### TASK REQUIREMENTS
Pick every line with "matplotlib" from the material below.

### ENTRIES PROVIDED
━━━━━━━━━━━━━━━━━━━━

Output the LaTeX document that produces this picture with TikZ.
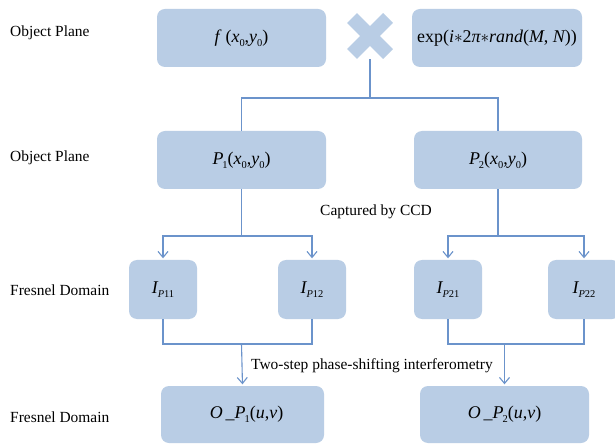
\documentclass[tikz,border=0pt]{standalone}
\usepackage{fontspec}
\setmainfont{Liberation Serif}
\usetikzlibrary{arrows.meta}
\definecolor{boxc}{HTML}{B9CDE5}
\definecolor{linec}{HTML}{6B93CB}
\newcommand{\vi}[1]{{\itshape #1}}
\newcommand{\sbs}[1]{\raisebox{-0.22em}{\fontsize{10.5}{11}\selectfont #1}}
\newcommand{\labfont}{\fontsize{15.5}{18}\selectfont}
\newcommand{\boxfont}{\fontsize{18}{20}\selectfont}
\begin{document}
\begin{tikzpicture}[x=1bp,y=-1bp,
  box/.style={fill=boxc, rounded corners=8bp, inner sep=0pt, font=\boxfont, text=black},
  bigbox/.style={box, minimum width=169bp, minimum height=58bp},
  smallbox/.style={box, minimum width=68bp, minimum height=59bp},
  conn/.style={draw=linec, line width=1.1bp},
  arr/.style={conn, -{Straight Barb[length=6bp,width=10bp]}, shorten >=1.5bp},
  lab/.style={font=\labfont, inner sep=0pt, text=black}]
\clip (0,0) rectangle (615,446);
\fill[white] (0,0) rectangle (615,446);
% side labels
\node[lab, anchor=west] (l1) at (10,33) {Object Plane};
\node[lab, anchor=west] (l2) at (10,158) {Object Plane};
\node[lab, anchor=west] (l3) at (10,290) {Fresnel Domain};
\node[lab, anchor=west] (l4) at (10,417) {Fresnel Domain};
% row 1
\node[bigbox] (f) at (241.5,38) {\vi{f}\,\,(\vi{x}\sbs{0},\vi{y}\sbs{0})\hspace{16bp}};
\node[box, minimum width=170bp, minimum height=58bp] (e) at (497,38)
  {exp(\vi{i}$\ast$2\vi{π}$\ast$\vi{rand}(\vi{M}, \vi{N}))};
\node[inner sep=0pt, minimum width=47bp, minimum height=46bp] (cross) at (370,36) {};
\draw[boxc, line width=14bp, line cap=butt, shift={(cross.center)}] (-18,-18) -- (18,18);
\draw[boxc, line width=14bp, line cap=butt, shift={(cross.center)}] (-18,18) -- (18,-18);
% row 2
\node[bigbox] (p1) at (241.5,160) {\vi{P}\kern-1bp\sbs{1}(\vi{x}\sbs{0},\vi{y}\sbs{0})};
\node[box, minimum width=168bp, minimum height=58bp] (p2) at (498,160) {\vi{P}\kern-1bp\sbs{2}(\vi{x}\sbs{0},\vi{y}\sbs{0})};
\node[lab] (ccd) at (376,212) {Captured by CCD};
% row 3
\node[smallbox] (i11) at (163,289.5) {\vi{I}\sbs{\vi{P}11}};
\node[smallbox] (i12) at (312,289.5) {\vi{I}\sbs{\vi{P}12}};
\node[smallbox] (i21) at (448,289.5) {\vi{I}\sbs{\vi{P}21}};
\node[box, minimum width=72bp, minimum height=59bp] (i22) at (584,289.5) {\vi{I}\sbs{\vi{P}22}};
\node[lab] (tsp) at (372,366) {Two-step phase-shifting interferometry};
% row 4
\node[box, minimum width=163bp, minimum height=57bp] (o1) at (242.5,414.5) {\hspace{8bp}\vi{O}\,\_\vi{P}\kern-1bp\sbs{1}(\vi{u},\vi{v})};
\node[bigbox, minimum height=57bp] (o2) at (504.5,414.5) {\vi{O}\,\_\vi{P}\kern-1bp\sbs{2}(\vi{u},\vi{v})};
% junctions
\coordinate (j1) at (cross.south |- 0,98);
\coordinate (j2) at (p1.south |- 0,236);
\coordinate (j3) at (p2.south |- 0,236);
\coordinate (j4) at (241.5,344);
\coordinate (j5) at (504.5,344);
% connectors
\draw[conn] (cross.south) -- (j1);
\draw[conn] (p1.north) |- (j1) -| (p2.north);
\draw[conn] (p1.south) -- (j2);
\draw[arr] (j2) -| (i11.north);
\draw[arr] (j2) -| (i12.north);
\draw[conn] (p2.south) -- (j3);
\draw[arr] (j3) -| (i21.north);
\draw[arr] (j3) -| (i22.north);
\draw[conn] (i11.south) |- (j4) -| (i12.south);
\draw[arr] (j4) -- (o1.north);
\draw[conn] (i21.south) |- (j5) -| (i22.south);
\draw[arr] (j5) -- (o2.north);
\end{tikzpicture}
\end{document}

━━━━━━━━━━━━━━━━━━━━

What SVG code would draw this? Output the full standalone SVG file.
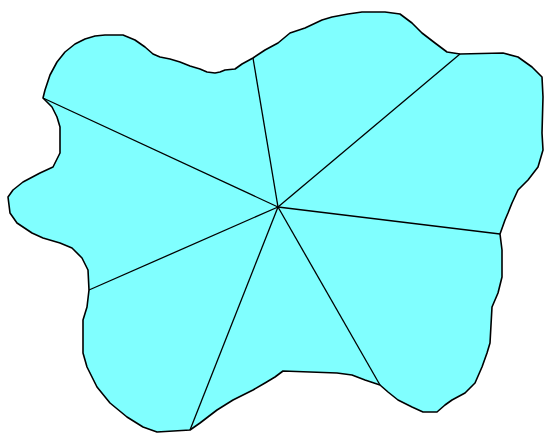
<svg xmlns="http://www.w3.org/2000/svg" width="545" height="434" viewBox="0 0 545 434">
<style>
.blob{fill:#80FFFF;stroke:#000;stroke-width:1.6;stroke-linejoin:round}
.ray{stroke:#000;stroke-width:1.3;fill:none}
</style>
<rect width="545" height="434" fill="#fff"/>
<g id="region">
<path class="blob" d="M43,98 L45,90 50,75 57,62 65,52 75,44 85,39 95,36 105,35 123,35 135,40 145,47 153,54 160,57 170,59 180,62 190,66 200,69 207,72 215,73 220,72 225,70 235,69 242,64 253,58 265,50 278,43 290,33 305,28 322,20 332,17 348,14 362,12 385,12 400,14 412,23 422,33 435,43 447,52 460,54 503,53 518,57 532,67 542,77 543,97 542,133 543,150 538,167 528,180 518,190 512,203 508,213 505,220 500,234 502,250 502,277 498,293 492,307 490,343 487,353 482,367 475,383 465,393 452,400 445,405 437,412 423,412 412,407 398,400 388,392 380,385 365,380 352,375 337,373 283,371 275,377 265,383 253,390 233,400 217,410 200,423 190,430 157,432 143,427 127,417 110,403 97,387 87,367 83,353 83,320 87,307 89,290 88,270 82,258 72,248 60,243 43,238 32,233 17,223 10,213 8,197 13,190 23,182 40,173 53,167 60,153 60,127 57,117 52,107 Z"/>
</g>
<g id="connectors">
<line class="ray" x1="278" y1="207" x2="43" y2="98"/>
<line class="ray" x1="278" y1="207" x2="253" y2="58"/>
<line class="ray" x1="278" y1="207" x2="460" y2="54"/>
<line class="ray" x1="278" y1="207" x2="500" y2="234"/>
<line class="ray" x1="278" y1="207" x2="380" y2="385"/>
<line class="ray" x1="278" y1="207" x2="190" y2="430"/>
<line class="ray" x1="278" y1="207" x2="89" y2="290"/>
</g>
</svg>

━━━━━━━━━━━━━━━━━━━━

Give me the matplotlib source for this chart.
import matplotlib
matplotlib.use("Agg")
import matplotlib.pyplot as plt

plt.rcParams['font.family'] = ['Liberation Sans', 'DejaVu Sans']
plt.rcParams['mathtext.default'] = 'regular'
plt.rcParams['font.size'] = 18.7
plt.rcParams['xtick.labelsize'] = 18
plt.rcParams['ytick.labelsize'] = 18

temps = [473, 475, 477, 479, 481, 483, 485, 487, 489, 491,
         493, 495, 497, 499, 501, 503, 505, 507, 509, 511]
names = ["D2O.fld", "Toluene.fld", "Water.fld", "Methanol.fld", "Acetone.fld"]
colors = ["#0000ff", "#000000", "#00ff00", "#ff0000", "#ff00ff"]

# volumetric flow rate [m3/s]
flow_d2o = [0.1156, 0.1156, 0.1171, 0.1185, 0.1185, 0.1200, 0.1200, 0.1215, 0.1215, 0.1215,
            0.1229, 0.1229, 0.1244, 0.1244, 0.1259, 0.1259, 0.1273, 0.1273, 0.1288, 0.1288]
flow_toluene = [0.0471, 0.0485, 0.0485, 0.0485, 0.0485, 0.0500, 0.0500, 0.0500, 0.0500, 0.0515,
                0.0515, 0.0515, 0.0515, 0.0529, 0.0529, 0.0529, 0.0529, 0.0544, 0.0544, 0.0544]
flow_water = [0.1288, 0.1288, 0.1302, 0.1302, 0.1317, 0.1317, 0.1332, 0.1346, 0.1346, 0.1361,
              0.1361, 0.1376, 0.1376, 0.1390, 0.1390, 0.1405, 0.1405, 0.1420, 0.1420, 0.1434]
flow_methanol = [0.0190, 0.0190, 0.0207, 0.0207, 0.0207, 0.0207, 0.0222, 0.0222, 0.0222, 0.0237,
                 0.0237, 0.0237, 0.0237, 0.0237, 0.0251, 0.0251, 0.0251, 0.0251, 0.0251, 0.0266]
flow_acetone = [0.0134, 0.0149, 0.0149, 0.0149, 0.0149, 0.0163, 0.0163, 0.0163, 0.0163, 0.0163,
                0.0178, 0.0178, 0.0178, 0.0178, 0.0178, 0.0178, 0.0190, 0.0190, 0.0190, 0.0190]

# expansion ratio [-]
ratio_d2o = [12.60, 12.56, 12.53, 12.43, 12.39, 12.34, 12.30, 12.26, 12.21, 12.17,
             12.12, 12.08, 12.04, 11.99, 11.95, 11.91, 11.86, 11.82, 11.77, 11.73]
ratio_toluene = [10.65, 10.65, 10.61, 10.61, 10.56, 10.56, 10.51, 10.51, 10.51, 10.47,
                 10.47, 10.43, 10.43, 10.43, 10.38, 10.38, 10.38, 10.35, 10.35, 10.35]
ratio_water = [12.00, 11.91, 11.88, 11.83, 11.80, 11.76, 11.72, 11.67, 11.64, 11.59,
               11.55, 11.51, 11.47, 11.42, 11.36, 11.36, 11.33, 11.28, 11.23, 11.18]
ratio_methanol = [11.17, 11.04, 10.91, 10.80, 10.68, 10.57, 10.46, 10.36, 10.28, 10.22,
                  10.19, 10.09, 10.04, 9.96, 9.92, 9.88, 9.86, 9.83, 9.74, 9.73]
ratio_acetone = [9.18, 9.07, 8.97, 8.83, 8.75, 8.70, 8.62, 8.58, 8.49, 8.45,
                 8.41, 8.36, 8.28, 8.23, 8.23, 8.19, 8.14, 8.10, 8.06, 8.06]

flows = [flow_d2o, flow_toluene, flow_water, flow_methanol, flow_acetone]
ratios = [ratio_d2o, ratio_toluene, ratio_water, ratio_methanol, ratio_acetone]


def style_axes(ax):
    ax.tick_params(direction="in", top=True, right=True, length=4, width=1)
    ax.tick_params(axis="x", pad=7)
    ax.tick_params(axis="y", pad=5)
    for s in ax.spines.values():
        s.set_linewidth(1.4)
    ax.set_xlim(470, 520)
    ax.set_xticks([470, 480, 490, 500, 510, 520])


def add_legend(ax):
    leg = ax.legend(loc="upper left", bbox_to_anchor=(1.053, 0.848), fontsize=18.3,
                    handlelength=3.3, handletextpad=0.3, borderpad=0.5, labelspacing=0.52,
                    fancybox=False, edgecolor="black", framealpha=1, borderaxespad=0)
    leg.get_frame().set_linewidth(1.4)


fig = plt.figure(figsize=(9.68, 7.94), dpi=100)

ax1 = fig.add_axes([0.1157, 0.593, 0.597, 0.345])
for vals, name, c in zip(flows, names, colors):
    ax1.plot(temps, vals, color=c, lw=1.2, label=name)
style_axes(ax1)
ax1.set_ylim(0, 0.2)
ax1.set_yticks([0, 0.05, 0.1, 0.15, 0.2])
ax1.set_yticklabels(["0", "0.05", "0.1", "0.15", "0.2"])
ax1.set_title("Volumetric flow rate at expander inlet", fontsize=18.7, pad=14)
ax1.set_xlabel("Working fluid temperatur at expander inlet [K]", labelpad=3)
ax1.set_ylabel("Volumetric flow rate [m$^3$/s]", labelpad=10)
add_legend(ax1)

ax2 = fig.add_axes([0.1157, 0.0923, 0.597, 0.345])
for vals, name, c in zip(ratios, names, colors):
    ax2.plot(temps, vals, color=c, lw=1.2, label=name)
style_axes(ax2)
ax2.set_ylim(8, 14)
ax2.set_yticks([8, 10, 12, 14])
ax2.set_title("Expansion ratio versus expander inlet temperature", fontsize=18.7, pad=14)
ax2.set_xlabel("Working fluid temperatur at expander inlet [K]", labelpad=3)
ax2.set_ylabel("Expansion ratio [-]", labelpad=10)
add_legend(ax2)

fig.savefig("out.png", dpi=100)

━━━━━━━━━━━━━━━━━━━━

### WRITTEN ANSWER
Give me the matplotlib source for this chart.
import matplotlib
matplotlib.use("Agg")
import matplotlib.pyplot as plt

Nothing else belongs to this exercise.